Jordan has also directed.
So,
all right, then, Shear Madness. Welcome
to New York, I guess…
Speaking
of New York, there is, finally The New York Story, written and performed by Colin
Quinn. As with his four previous stage
shows, this one is basically a 70-ish minute, intermissionless themed stand-up
set—and, like the last (Long Story Short) directed by Jerry
Seinfeld. Drawing its material from his
combination autobiography and historical rumination, The Coloring
Book: A Comedian Solves Rave Relations in America (and perhaps even to coincide with
its very recent publication; you think?), it’s a wry lesson in the origins in
New York, how it collected its various ethnic factions and what they
contributed not only to culture but attitude. As always, Quinn is a great
raconteur-performer his oft-brilliant material stamped with a singular
imprimatur; and as always, he makes the audience very happy. And as always, for
me, about 45 minutes in, I start to check out, even though I promise myself
it’ll be different this time.

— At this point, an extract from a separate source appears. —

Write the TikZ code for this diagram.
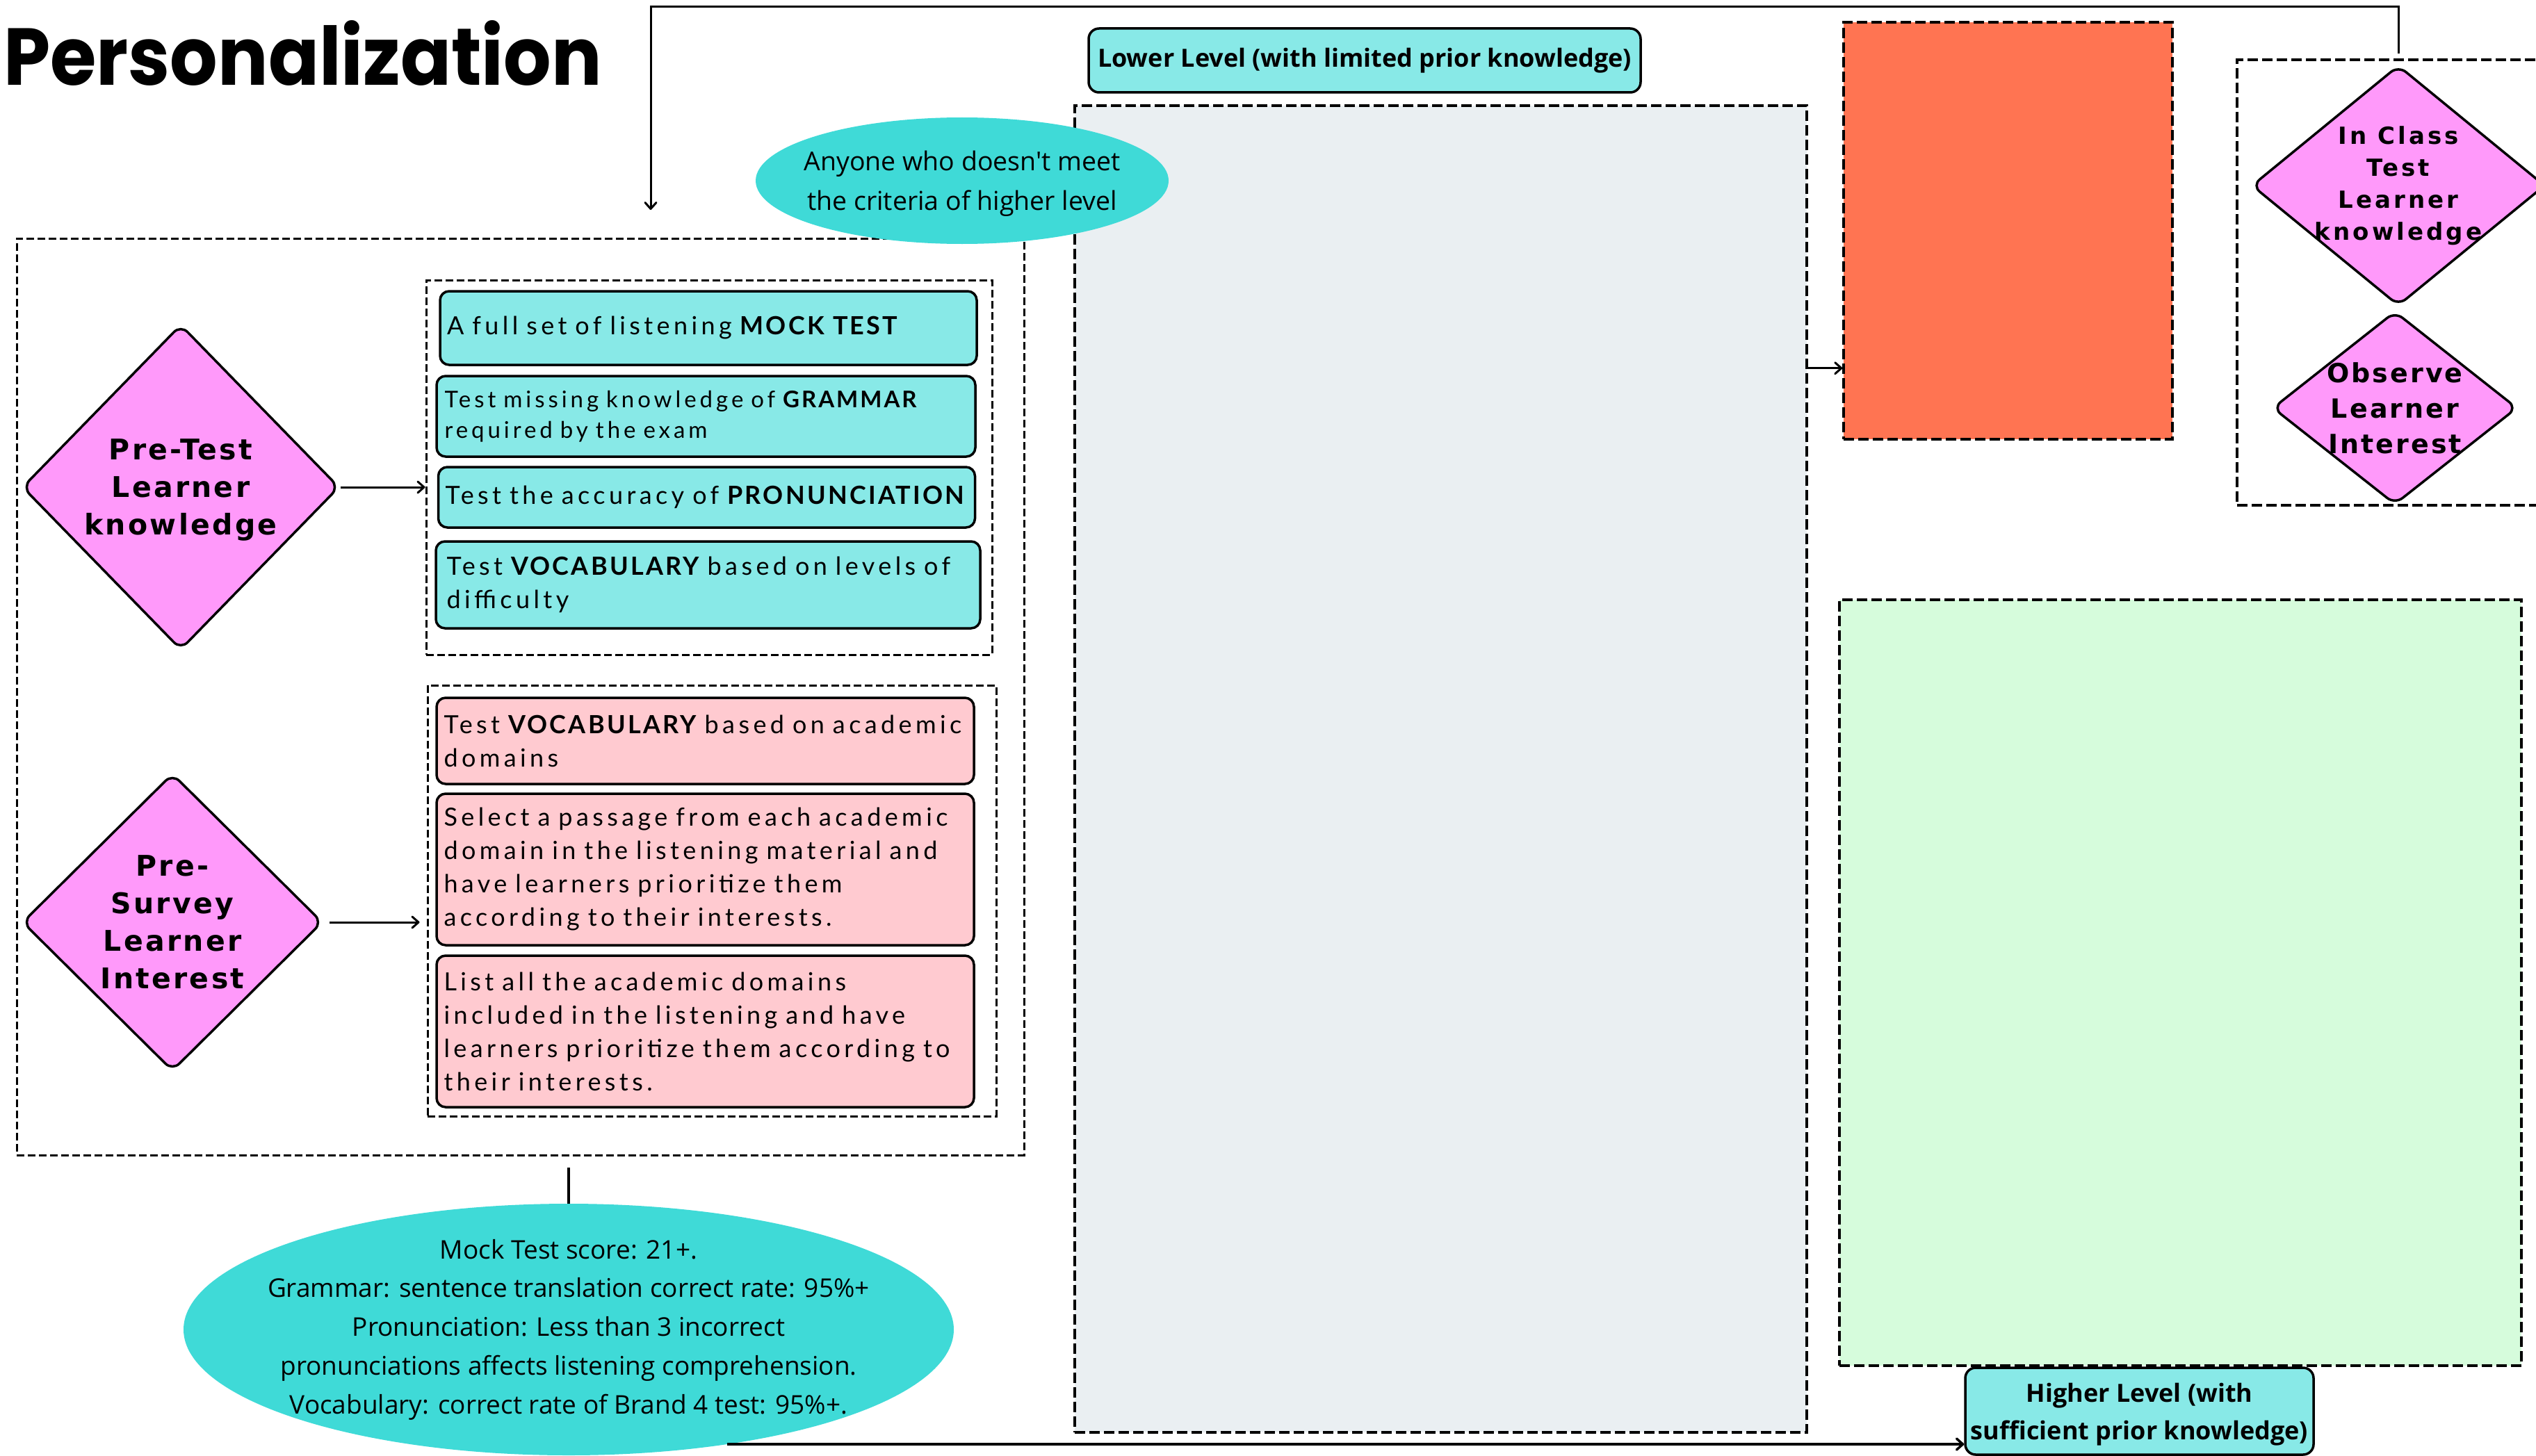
\documentclass[tikz,border=0pt]{standalone}
\usepackage{fontspec}
\usepackage{graphicx}
\usetikzlibrary{shapes.geometric,arrows.meta,calc}
\setmainfont{Open Sans}
\newfontfamily\titlefont{Poppins}
\newfontfamily\boxfont[LetterSpace=15]{Lato}
\newfontfamily\boxbold[LetterSpace=9]{Lato}
\newfontfamily\diafont[LetterSpace=8]{DejaVu Sans}
\newfontfamily\diafontwide[LetterSpace=12]{DejaVu Sans}
\newfontfamily\ovalfont{Open Sans}
\newfontfamily\lvlfont{Open Sans}

\definecolor{boxblue}{HTML}{88E9E7}
\definecolor{ovalcyan}{HTML}{3FDAD7}
\definecolor{diapink}{HTML}{FF99FA}
\definecolor{boxpink}{HTML}{FFCAD0}
\definecolor{coral}{HTML}{FF7452}
\definecolor{mint}{HTML}{D6FCDC}
\definecolor{paleslate}{HTML}{EAEFF2}

\newcommand{\kw}[1]{{\boxbold\bfseries #1}}

\tikzset{
  panel/.style={rectangle, draw=black, line width=3.5pt, dash pattern=on 15pt off 6pt, inner sep=0pt},
  grp/.style={rectangle, draw=black, line width=3pt, dash pattern=on 11pt off 5pt, inner sep=0pt},
  item/.style={rectangle, draw=black, line width=3.5pt, rounded corners=13pt,
    inner xsep=10pt, inner ysep=0pt, align=left, text width=752pt,
    font=\boxfont\fontsize{36}{48}\selectfont},
  blueitem/.style={item, fill=boxblue},
  pinkitem/.style={item, fill=boxpink},
  dia/.style={diamond, draw=black, fill=diapink, line width=3.5pt, rounded corners=14pt, inner sep=0pt},
  diatext/.style={align=center, inner sep=0pt},
  oval/.style={ellipse, fill=ovalcyan, inner sep=0pt},
  ovaltext/.style={align=center, inner sep=0pt},
  lvl/.style={rectangle, draw=black, fill=boxblue, line width=3.5pt, rounded corners=15pt,
    inner sep=0pt, align=center, font=\lvlfont\bfseries\fontsize{36}{54}\selectfont},
  lvltext/.style={align=center, inner sep=0pt, font=\lvlfont\bfseries\fontsize{36}{54}\selectfont},
  arrow/.style={line width=3pt, -{Straight Barb[length=9pt,width=16pt,round]}},
}

\begin{document}
\begin{tikzpicture}[x=1pt,y=-1pt]
\useasboundingbox (0,0) rectangle (3648,2095);
\clip (0,0) rectangle (3648,2095);

% title
\node[anchor=base west, inner sep=0pt] (title) at (5,123)
  {\resizebox{860pt}{93pt}{\titlefont\bfseries Personalization}};

% right-hand panels
\node[panel, fill=paleslate, minimum width=1053pt, minimum height=1909pt] (lowpanel) at (2072.5,1106.5) {};
\node[panel, fill=coral, minimum width=473pt, minimum height=600pt] (coralpanel) at (2888.5,332) {};
\node[panel, fill=mint, minimum width=981pt, minimum height=1102pt] (highpanel) at (3136.5,1414) {};
\node[panel, minimum width=482pt, minimum height=641pt] (classgrp) at (3459,406.5) {};

% in-class checks
\node[dia, minimum width=422pt, minimum height=346pt] (inclass) at (3450,267) {};
\node[diatext, font=\diafontwide\bfseries\fontsize{34}{46}\selectfont] (inclasslbl) at (inclass.center)
  {In Class\\Test\\Learner\\knowledge};
\node[dia, minimum width=352pt, minimum height=278pt] (observe) at (3445,587) {};
\node[diatext, font=\diafont\bfseries\fontsize{38}{51}\selectfont] (observelbl) at (observe.center)
  {Observe\\Learner\\Interest};

% left block: diagnosis before the course
\node[grp, minimum width=1449pt, minimum height=1319pt] (leftgrp) at (748.5,1002.5) {};
\node[grp, minimum width=814pt, minimum height=539pt] (topgrp) at (1020,672.5) {};
\node[grp, minimum width=818pt, minimum height=620pt] (botgrp) at (1024,1296) {};

\node[blueitem, minimum width=770pt, minimum height=106pt] (mock) at (1019,472)
  {A full set of listening \kw{MOCK TEST}};
\node[blueitem, minimum width=775pt, minimum height=116pt, font=\boxfont\fontsize{33}{44}\selectfont] (grammar) at (1015.5,599)
  {Test missing knowledge of \kw{GRAMMAR}\\required by the exam};
\node[blueitem, minimum width=771pt, minimum height=87pt] (pron) at (1016.5,715.5)
  {Test the accuracy of \kw{PRONUNCIATION}};
\node[blueitem, minimum width=783pt, minimum height=125pt] (vocab) at (1018.5,841.5)
  {Test \kw{VOCABULARY} based on levels of\\difficulty};

\node[pinkitem, minimum width=773pt, minimum height=124pt] (domvocab) at (1014.5,1066)
  {Test \kw{VOCABULARY} based on academic\\domains};
\node[pinkitem, minimum width=773pt, minimum height=218pt] (passage) at (1014.5,1251)
  {Select a passage from each academic\\domain in the listening material and\\have learners prioritize them\\according to their interests.};
\node[pinkitem, minimum width=773pt, minimum height=218pt] (domains) at (1014.5,1484)
  {List all the academic domains\\included in the listening and have\\learners prioritize them according to\\their interests.};

\node[dia, minimum width=456pt, minimum height=468pt] (pretest) at (260,701) {};
\node[diatext, font=\diafont\bfseries\fontsize{41}{54}\selectfont] (pretestlbl) at ([yshift=-4pt]pretest.center)
  {Pre-Test\\Learner\\knowledge};
\node[dia, minimum width=432pt, minimum height=428pt] (presurvey) at (248,1327) {};
\node[diatext, font=\diafont\bfseries\fontsize{41}{54}\selectfont] (presurveylbl) at (presurvey.center)
  {Pre-\\Survey\\Learner\\Interest};

\draw[arrow] (pretest.east) -- (pretest.east -| topgrp.west);
\draw[arrow, shorten <=8pt, shorten >=10pt] (presurvey.east) -- (presurvey.east -| botgrp.west);

% level labels
\node[lvl, minimum width=794pt, minimum height=92pt] (lowlvl) at (1963,87)
  {Lower Level (with limited prior knowledge)};
\node[lvl, minimum width=501pt, minimum height=125pt] (highlvl) at (3077.5,2030.5) {};
\node[lvltext] (highlvllbl) at ([yshift=-5pt]highlvl.center)
  {Higher Level (with\\sufficient prior knowledge)};

% criteria ovals
\node[oval, minimum width=594pt, minimum height=182pt] (lowcrit) at (1384,260) {};
\node[ovaltext, font=\ovalfont\fontsize{37.5}{57}\selectfont] (lowcritlbl) at ([yshift=-4pt]lowcrit.center)
  {Anyone who doesn't meet\\the criteria of higher level};
\node[oval, minimum width=1108pt, minimum height=362pt] (highcrit) at (818,1913) {};
\node[ovaltext, font=\ovalfont\fontsize{37}{55.8}\selectfont] (highcritlbl) at (highcrit.center)
  {Mock Test score: 21+.\\Grammar: sentence translation correct rate: 95\%+\\Pronunciation: Less than 3 incorrect\\pronunciations affects listening comprehension.\\Vocabulary: correct rate of Brand 4 test: 95\%+.};

% connectors
\coordinate (loopfrom) at ([yshift=7pt]inclass.north |- classgrp.north);
\coordinate (loopcorner) at (936,10);
\coordinate (loopto) at (936,302);
\draw[arrow] (loopfrom) |- (loopcorner) -- (loopto);

\coordinate (lowexit) at ([yshift=104pt]coralpanel.south -| lowpanel.east);
\draw[arrow] (lowexit) -- (lowexit -| coralpanel.west);

\draw[line width=3.5pt] (highcrit.north) -- ([yshift=-16pt]highcrit.north |- leftgrp.south);

\coordinate (critexit) at (1046,2078);
\draw[arrow, line width=3.5pt] (critexit) -- (critexit -| highlvl.west);
\end{tikzpicture}
\end{document}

I have no explanation for this other than that
Quinn isn’t really pursuing a narrative, he’s exploring a point of view,
umbrella topic and subtopics; and after 45 minutes it’s like too much dessert,
or too rich a dessert, the topic
association loses me and I struggle to keep up till the end. I’ve discussed
this with a few other people and discovered, surprisingly, that I’m not alone.
But I’m also in what gives every appearance—by dint of laughter and its
frequency and force—`sof being a small minority; nor would I use this as
a reason to dissuade you from attending. Attend and laugh, by all means. But a
few of you—a few—may find that staying on Quinn’s generally very
worthwhile ride for the duration requires a little extra concentrated stamina.